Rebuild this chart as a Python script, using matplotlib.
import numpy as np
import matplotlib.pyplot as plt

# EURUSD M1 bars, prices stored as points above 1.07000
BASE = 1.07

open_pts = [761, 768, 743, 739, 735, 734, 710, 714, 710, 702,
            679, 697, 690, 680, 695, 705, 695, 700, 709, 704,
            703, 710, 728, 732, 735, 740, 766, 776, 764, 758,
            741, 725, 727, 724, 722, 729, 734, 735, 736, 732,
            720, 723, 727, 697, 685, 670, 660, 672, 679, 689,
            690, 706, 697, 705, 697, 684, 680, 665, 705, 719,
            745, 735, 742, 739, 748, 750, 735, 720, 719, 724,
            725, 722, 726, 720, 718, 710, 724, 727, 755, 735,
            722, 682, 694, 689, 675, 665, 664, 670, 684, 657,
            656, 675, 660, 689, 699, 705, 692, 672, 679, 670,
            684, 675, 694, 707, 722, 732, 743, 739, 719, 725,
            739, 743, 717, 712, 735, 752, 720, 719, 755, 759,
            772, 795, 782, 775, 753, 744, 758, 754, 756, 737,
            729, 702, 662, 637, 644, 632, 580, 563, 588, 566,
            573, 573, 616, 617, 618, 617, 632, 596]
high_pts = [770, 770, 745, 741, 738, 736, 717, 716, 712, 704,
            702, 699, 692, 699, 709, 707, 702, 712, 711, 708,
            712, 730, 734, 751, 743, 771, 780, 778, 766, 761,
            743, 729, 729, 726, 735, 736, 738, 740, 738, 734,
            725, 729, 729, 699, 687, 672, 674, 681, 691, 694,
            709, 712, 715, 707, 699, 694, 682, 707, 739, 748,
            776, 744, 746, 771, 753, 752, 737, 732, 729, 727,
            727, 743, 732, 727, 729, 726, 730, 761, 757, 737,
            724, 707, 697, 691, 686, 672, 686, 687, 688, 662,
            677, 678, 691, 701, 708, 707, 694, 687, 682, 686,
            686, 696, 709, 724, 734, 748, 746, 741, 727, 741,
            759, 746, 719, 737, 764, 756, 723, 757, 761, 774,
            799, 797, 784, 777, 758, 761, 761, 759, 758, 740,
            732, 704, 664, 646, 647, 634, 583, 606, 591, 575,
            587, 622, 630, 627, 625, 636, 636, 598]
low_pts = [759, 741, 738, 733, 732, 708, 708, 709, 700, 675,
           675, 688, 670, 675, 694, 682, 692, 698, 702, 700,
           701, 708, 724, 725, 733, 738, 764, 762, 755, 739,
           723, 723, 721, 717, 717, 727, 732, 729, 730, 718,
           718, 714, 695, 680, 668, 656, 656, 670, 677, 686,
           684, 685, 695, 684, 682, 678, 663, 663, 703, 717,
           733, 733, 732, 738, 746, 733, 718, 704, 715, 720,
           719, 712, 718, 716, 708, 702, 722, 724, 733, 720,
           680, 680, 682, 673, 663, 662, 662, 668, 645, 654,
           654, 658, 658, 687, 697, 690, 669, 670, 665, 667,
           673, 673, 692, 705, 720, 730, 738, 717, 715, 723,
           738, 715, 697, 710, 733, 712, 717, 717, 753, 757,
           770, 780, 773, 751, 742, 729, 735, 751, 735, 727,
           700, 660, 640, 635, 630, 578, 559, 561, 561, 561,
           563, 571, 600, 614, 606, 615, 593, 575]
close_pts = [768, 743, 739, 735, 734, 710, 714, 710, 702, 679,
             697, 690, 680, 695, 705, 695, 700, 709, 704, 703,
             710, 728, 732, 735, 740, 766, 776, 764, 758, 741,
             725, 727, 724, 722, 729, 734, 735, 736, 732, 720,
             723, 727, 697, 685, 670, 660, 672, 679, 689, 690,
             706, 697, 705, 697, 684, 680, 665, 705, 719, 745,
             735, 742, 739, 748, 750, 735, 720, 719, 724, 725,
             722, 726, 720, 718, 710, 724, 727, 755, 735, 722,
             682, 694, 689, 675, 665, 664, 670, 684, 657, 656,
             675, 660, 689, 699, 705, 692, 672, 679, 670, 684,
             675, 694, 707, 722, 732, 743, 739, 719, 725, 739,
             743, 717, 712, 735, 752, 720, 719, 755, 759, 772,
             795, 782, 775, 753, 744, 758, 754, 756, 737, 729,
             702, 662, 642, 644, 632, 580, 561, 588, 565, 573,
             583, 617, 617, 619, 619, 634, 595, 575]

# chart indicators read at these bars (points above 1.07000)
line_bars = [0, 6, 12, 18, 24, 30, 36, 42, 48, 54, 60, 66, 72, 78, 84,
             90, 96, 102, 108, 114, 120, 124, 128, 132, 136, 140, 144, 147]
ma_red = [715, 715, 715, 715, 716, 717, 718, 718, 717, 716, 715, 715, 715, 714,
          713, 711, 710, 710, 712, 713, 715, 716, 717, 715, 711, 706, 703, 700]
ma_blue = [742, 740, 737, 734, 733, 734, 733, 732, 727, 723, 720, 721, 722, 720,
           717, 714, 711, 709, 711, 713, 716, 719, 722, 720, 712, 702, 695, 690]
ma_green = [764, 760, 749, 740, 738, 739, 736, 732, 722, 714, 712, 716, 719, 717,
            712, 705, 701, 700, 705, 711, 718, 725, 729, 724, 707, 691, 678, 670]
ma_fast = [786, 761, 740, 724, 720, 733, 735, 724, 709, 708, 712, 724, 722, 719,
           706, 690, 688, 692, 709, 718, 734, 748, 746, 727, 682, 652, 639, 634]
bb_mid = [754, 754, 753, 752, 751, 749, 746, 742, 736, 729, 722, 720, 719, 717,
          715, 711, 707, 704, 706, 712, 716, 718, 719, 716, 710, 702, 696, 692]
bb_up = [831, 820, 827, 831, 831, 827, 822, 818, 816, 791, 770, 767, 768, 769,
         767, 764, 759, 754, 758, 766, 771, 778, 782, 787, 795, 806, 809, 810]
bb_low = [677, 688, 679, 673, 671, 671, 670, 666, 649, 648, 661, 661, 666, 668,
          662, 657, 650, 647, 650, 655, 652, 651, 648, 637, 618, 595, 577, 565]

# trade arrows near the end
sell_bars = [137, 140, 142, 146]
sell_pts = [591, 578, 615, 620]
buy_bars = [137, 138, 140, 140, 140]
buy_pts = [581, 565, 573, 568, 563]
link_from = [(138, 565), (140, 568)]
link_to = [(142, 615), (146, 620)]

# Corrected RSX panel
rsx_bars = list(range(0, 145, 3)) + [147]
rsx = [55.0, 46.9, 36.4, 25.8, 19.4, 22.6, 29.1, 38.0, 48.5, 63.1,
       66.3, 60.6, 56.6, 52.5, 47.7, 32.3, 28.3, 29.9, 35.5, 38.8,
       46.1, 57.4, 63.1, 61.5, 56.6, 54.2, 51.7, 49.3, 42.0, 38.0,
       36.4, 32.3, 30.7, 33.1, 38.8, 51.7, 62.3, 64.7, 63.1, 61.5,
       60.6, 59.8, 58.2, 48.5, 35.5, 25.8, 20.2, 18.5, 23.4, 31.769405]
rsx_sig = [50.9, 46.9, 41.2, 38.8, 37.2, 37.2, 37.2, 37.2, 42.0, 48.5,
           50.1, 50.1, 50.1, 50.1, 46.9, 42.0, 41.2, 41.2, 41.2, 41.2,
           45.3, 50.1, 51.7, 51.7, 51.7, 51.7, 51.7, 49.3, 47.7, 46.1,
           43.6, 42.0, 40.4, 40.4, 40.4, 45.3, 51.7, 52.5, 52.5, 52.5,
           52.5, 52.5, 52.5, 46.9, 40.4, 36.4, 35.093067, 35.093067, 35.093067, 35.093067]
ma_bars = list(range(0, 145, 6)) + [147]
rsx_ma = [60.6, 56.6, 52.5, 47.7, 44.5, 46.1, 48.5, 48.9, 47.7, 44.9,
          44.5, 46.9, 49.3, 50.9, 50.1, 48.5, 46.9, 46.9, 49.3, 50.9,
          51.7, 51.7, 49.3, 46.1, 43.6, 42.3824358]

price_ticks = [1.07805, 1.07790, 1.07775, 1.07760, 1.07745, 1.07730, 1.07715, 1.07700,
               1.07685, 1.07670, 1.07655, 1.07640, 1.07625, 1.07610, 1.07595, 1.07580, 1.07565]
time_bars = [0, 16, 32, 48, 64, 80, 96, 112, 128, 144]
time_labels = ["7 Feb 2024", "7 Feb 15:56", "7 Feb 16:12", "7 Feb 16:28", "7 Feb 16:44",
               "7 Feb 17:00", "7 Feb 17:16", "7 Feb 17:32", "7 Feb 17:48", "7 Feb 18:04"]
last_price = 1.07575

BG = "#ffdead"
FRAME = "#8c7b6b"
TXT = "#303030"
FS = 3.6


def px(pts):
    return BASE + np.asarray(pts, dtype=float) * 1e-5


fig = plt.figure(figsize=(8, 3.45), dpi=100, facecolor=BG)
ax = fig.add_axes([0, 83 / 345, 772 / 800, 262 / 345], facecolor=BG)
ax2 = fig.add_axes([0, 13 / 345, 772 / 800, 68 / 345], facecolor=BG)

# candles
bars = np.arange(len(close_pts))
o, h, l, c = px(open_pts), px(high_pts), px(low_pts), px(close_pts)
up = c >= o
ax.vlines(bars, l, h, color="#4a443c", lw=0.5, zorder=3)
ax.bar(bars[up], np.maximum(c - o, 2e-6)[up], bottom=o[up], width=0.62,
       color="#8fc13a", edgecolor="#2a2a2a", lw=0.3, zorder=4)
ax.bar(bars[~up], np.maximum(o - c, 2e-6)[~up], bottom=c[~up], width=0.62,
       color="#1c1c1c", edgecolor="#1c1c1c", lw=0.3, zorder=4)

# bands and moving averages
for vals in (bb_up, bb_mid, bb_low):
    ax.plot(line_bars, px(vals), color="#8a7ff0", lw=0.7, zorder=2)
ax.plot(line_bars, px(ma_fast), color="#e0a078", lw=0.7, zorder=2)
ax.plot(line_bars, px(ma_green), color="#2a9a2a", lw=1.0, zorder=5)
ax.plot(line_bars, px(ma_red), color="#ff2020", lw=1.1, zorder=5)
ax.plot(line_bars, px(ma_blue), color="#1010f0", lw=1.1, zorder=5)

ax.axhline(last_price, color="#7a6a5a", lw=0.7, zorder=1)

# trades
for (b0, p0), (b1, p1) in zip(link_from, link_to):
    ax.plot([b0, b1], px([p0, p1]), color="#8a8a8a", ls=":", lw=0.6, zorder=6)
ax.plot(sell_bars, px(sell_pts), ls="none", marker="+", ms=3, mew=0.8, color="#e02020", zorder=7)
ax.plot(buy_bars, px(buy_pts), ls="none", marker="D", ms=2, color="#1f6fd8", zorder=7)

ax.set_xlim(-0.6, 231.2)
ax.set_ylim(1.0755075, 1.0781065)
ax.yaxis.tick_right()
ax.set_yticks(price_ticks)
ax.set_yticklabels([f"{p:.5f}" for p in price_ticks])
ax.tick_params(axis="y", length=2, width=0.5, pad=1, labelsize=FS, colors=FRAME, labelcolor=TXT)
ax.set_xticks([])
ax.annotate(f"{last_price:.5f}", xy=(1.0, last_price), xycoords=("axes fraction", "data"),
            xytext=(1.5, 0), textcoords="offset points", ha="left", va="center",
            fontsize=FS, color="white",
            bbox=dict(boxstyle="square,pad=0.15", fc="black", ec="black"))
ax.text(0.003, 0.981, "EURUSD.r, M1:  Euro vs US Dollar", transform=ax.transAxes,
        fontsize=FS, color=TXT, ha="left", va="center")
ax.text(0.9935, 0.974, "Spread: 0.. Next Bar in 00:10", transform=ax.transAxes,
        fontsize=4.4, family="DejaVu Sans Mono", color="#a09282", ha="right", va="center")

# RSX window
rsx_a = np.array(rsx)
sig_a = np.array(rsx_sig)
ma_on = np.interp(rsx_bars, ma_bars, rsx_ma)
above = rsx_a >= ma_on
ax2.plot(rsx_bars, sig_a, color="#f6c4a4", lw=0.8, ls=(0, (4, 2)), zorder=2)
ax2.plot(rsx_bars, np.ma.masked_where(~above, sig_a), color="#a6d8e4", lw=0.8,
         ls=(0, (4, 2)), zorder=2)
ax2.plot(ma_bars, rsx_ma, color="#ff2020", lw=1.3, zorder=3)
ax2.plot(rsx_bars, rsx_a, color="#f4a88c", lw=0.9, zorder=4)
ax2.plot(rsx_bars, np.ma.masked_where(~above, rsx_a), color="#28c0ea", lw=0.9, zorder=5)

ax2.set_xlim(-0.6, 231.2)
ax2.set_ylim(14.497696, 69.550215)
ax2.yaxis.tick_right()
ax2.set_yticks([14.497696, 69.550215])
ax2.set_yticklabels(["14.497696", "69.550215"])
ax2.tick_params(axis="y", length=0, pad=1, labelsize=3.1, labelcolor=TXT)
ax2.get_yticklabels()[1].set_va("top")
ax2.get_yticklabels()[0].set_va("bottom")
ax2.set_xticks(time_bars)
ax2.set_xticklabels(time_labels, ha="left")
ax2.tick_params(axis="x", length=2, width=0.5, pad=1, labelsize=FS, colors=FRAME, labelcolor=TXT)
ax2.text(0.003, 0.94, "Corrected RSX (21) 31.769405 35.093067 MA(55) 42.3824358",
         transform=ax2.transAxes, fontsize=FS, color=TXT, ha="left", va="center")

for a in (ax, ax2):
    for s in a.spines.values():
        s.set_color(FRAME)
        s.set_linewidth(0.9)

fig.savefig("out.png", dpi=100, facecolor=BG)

--------------------

WORK TO BE COMPLETED >>
Your answer should be exactly the lines of the data above, from the first through the line containing "BASE = 1.07".

OUTPUT FOR THIS EXERCISE >>
Rebuild this chart as a Python script, using matplotlib.
import numpy as np
import matplotlib.pyplot as plt

# EURUSD M1 bars, prices stored as points above 1.07000
BASE = 1.07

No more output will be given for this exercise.